* Exercise goal
All of the data should be repeated exactly; pictures are not part of the copy.

════════

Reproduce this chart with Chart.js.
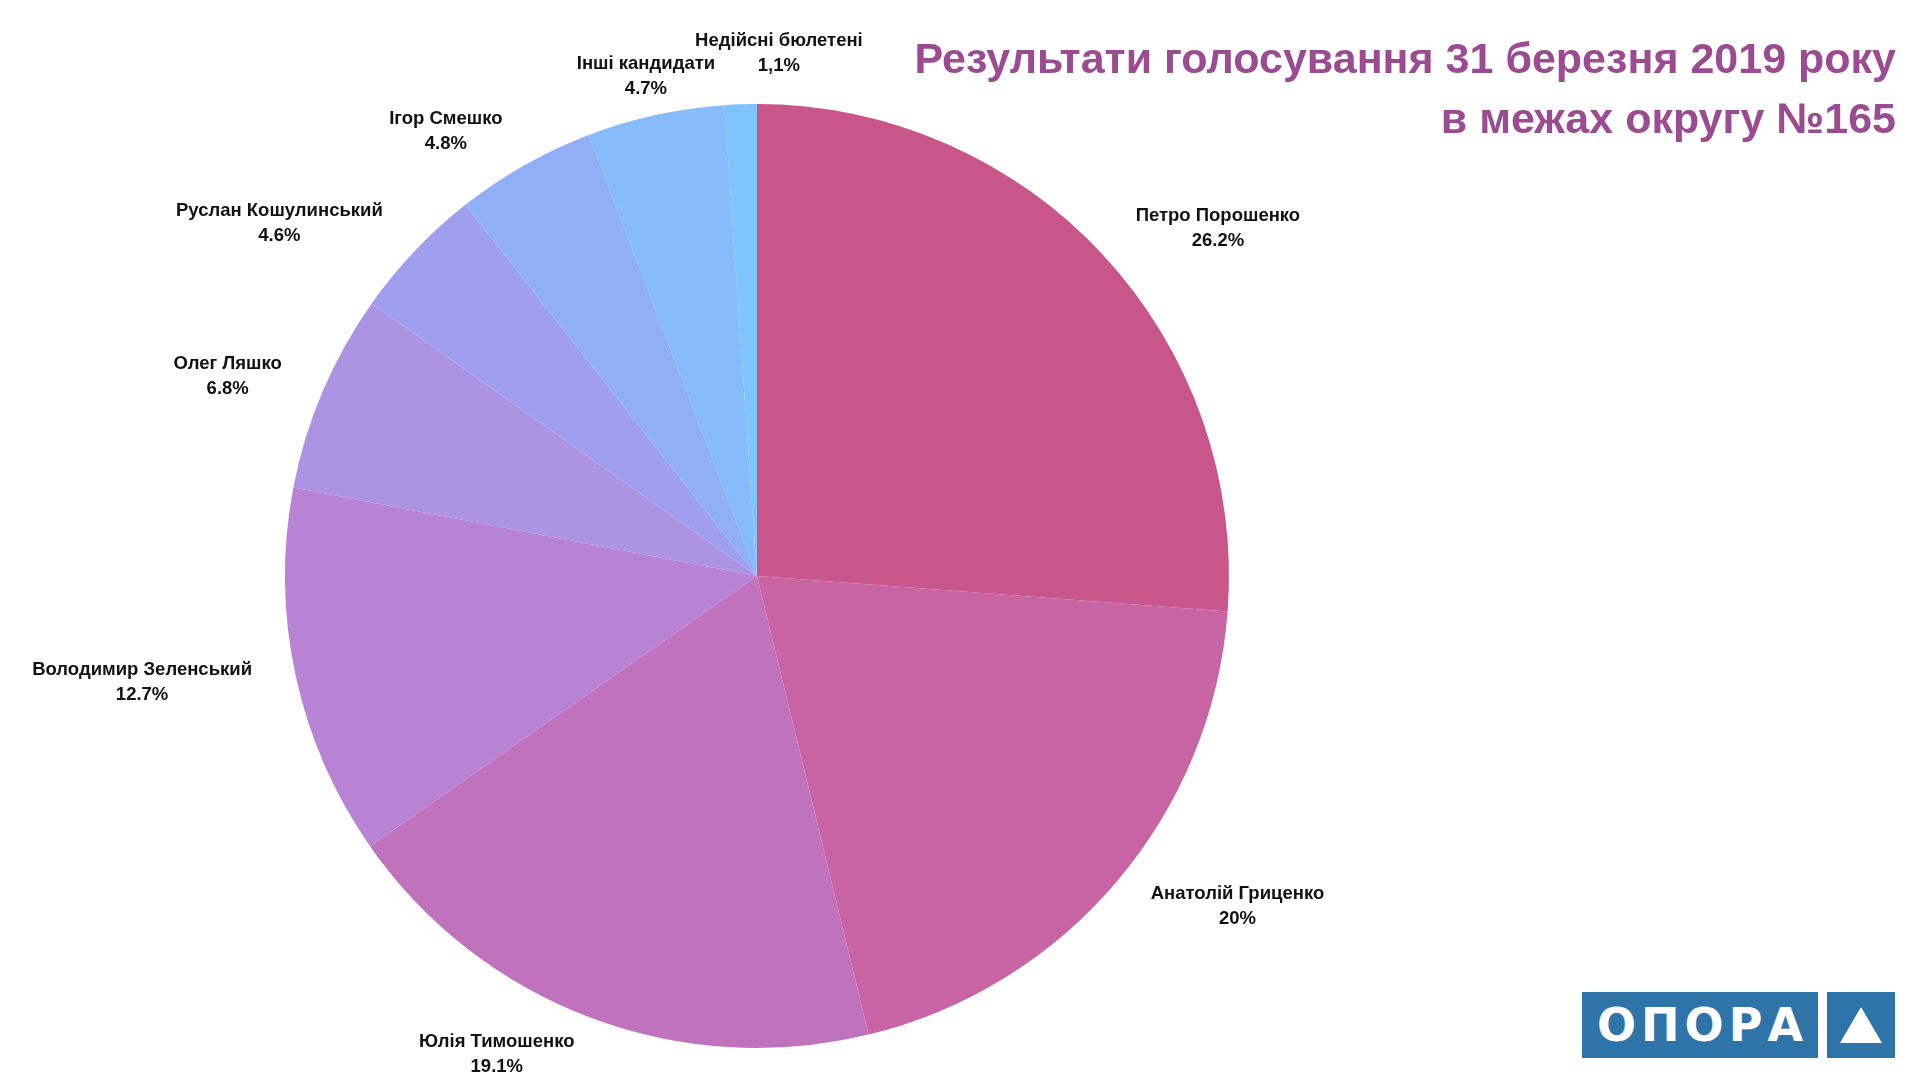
<!DOCTYPE html>
<html lang="uk">
<head>
<meta charset="utf-8">
<title>Результати голосування 31 березня 2019 року в межах округу №165</title>
<script src="https://cdn.jsdelivr.net/npm/chart.js@4.4.1/dist/chart.umd.min.js"></script>
<style>
    html, body { margin: 0; padding: 0; background: #ffffff; }
    body { width: 1920px; height: 1080px; position: relative; overflow: hidden; font-family: "Liberation Sans", Arial, sans-serif; }
    #chartVybory { position: absolute; left: 0; top: 0; }
    .titulo { position: absolute; right: 24px; top: 28px; text-align: right; color: #9b4b90; font-weight: bold; font-size: 43px; line-height: 60px; white-space: nowrap; }
    .logo-texto { position: absolute; left: 1582px; top: 992px; width: 236px; height: 66px; background: #2f74a8; color: #ffffff; font-family: "DejaVu Sans", sans-serif; font-weight: bold; font-size: 46px; letter-spacing: 5px; text-indent: 5px; line-height: 66px; text-align: center; }
    .logo-tri { position: absolute; left: 1827px; top: 992px; width: 68px; height: 66px; background: #2f74a8; }
    .logo-tri span { position: absolute; left: 13px; top: 15px; width: 0; height: 0; border-left: 21px solid transparent; border-right: 21px solid transparent; border-bottom: 36px solid #ffffff; }
</style>
</head>
<body>
<canvas id="chartVybory" width="1920" height="1080"></canvas>
<div class="titulo">Результати голосування 31 березня 2019 року<br>в межах округу №165</div>
<div class="logo-texto">ОПОРА</div>
<div class="logo-tri"><span></span></div>

<script>
var kandydaty = ['Петро Порошенко', 'Анатолій Гриценко', 'Юлія Тимошенко', 'Володимир Зеленський', 'Олег Ляшко', 'Руслан Кошулинський', 'Ігор Смешко', 'Інші кандидати', 'Недійсні бюлетені'],
    vidsotky = [26.2, 20, 19.1, 12.7, 6.8, 4.6, 4.8, 4.7, 1.1],
    vidsotky_texto = ['26.2%', '20%', '19.1%', '12.7%', '6.8%', '4.6%', '4.8%', '4.7%', '1,1%'],
    kolory = ['#c9568a', '#c864a4', '#c072bd', '#b883d4', '#ad93e3', '#a09fef', '#91aff7', '#86bbfc', '#7ec4fe'],
    ctx = document.getElementById('chartVybory');

// etiquetas fuera del pastel: nombre en negrita y porcentaje debajo
var etiquetasFuera = {
    id: 'etiquetasFuera',
    afterDatasetsDraw: function (chart) {
        var c = chart.ctx;
        var arcos = chart.getDatasetMeta(0).data;
        var cajas = [];
        var lineaAlto = 25;

        c.save();
        c.font = 'bold 18.5px "Liberation Sans", Arial, sans-serif';
        c.fillStyle = '#111111';
        c.textAlign = 'center';
        c.textBaseline = 'middle';

        arcos.forEach(function (arco, i) {
            var p = arco.getProps(['x', 'y', 'startAngle', 'endAngle', 'outerRadius'], true);
            var medio = (p.startAngle + p.endAngle) / 2;
            var r = p.outerRadius;
            var dirX = Math.cos(medio), dirY = Math.sin(medio);
            var ancho = Math.max(c.measureText(kandydaty[i]).width, c.measureText(vidsotky_texto[i]).width);
            // el borde interior del texto queda sobre un circulo un poco mayor que el pastel
            var cx = p.x + dirX * r * 1.094;
            var cy = p.y + dirY * r * 1.083;
            if (Math.abs(dirX) >= 0.3) {
                cx += (dirX > 0 ? 1 : -1) * ancho / 2;
            }
            var caja = { x: cx, y: cy, w: ancho, h: lineaAlto * 2 - 4 };

            // si choca con una etiqueta anterior se sube medio renglon y se corre de lado
            cajas.forEach(function (otra) {
                var chocaX = Math.abs(caja.x - otra.x) < (caja.w + otra.w) / 2 + 4;
                var chocaY = Math.abs(caja.y - otra.y) < (caja.h + otra.h) / 2;
                if (chocaX && chocaY) {
                    caja.y -= lineaAlto * 0.45;
                    if (caja.x >= otra.x) {
                        caja.x = otra.x + (otra.w + caja.w) / 2 - 20;
                    } else {
                        caja.x = otra.x - (otra.w + caja.w) / 2 + 20;
                    }
                }
            });
            cajas.push(caja);

            c.fillText(kandydaty[i], caja.x, caja.y - lineaAlto / 2);
            c.fillText(vidsotky_texto[i], caja.x, caja.y + lineaAlto / 2);
        });
        c.restore();
    }
};

var graficoVybory = new Chart(ctx, {
    type: 'pie',
    data: {
        labels: kandydaty,
        datasets: [{
            data: vidsotky,
            backgroundColor: kolory,
            borderWidth: 0
        }]
    },
    options: {
        responsive: false,
        animation: false,
        devicePixelRatio: 1,
        layout: {
            padding: { left: 285, right: 691, top: 104, bottom: 32 }
        },
        plugins: {
            legend: { display: false },
            tooltip: { enabled: false },
            title: { display: false }
        }
    },
    plugins: [etiquetasFuera]
});
</script>
</body>
</html>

════════

* Reply to the exercise
Reproduce this chart with Chart.js.
<!DOCTYPE html>
<html lang="uk">
<head>
<meta charset="utf-8">
<title>Результати голосування 31 березня 2019 року в межах округу №165</title>
<script src="https://cdn.jsdelivr.net/npm/chart.js@4.4.1/dist/chart.umd.min.js"></script>
<style>
    html, body { margin: 0; padding: 0; background: #ffffff; }
    body { width: 1920px; height: 1080px; position: relative; overflow: hidden; font-family: "Liberation Sans", Arial, sans-serif; }
    #chartVybory { position: absolute; left: 0; top: 0; }
    .titulo { position: absolute; right: 24px; top: 28px; text-align: right; color: #9b4b90; font-weight: bold; font-size: 43px; line-height: 60px; white-space: nowrap; }
    .logo-texto { position: absolute; left: 1582px; top: 992px; width: 236px; height: 66px; background: #2f74a8; color: #ffffff; font-family: "DejaVu Sans", sans-serif; font-weight: bold; font-size: 46px; letter-spacing: 5px; text-indent: 5px; line-height: 66px; text-align: center; }
    .logo-tri { position: absolute; left: 1827px; top: 992px; width: 68px; height: 66px; background: #2f74a8; }
    .logo-tri span { position: absolute; left: 13px; top: 15px; width: 0; height: 0; border-left: 21px solid transparent; border-right: 21px solid transparent; border-bottom: 36px solid #ffffff; }
</style>
</head>
<body>
<canvas id="chartVybory" width="1920" height="1080"></canvas>
<div class="titulo">Результати голосування 31 березня 2019 року<br>в межах округу №165</div>
<div class="logo-texto">ОПОРА</div>
<div class="logo-tri"><span></span></div>

<script>
var kandydaty = ['Петро Порошенко', 'Анатолій Гриценко', 'Юлія Тимошенко', 'Володимир Зеленський', 'Олег Ляшко', 'Руслан Кошулинський', 'Ігор Смешко', 'Інші кандидати', 'Недійсні бюлетені'],
    vidsotky = [26.2, 20, 19.1, 12.7, 6.8, 4.6, 4.8, 4.7, 1.1],
    vidsotky_texto = ['26.2%', '20%', '19.1%', '12.7%', '6.8%', '4.6%', '4.8%', '4.7%', '1,1%'],
    kolory = ['#c9568a', '#c864a4', '#c072bd', '#b883d4', '#ad93e3', '#a09fef', '#91aff7', '#86bbfc', '#7ec4fe'],
    ctx = document.getElementById('chartVybory');

// etiquetas fuera del pastel: nombre en negrita y porcentaje debajo
var etiquetasFuera = {
    id: 'etiquetasFuera',
    afterDatasetsDraw: function (chart) {
        var c = chart.ctx;
        var arcos = chart.getDatasetMeta(0).data;
        var cajas = [];
        var lineaAlto = 25;

        c.save();
        c.font = 'bold 18.5px "Liberation Sans", Arial, sans-serif';
        c.fillStyle = '#111111';
        c.textAlign = 'center';
        c.textBaseline = 'middle';

        arcos.forEach(function (arco, i) {
            var p = arco.getProps(['x', 'y', 'startAngle', 'endAngle', 'outerRadius'], true);
            var medio = (p.startAngle + p.endAngle) / 2;
            var r = p.outerRadius;
            var dirX = Math.cos(medio), dirY = Math.sin(medio);
            var ancho = Math.max(c.measureText(kandydaty[i]).width, c.measureText(vidsotky_texto[i]).width);
            // el borde interior del texto queda sobre un circulo un poco mayor que el pastel
            var cx = p.x + dirX * r * 1.094;
            var cy = p.y + dirY * r * 1.083;
            if (Math.abs(dirX) >= 0.3) {
                cx += (dirX > 0 ? 1 : -1) * ancho / 2;
            }
            var caja = { x: cx, y: cy, w: ancho, h: lineaAlto * 2 - 4 };

            // si choca con una etiqueta anterior se sube medio renglon y se corre de lado
            cajas.forEach(function (otra) {
                var chocaX = Math.abs(caja.x - otra.x) < (caja.w + otra.w) / 2 + 4;
                var chocaY = Math.abs(caja.y - otra.y) < (caja.h + otra.h) / 2;
                if (chocaX && chocaY) {
                    caja.y -= lineaAlto * 0.45;
                    if (caja.x >= otra.x) {
                        caja.x = otra.x + (otra.w + caja.w) / 2 - 20;
                    } else {
                        caja.x = otra.x - (otra.w + caja.w) / 2 + 20;
                    }
                }
            });
            cajas.push(caja);

            c.fillText(kandydaty[i], caja.x, caja.y - lineaAlto / 2);
            c.fillText(vidsotky_texto[i], caja.x, caja.y + lineaAlto / 2);
        });
        c.restore();
    }
};

var graficoVybory = new Chart(ctx, {
    type: 'pie',
    data: {
        labels: kandydaty,
        datasets: [{
            data: vidsotky,
            backgroundColor: kolory,
            borderWidth: 0
        }]
    },
    options: {
        responsive: false,
        animation: false,
        devicePixelRatio: 1,
        layout: {
            padding: { left: 285, right: 691, top: 104, bottom: 32 }
        },
        plugins: {
            legend: { display: false },
            tooltip: { enabled: false },
            title: { display: false }
        }
    },
    plugins: [etiquetasFuera]
});
</script>
</body>
</html>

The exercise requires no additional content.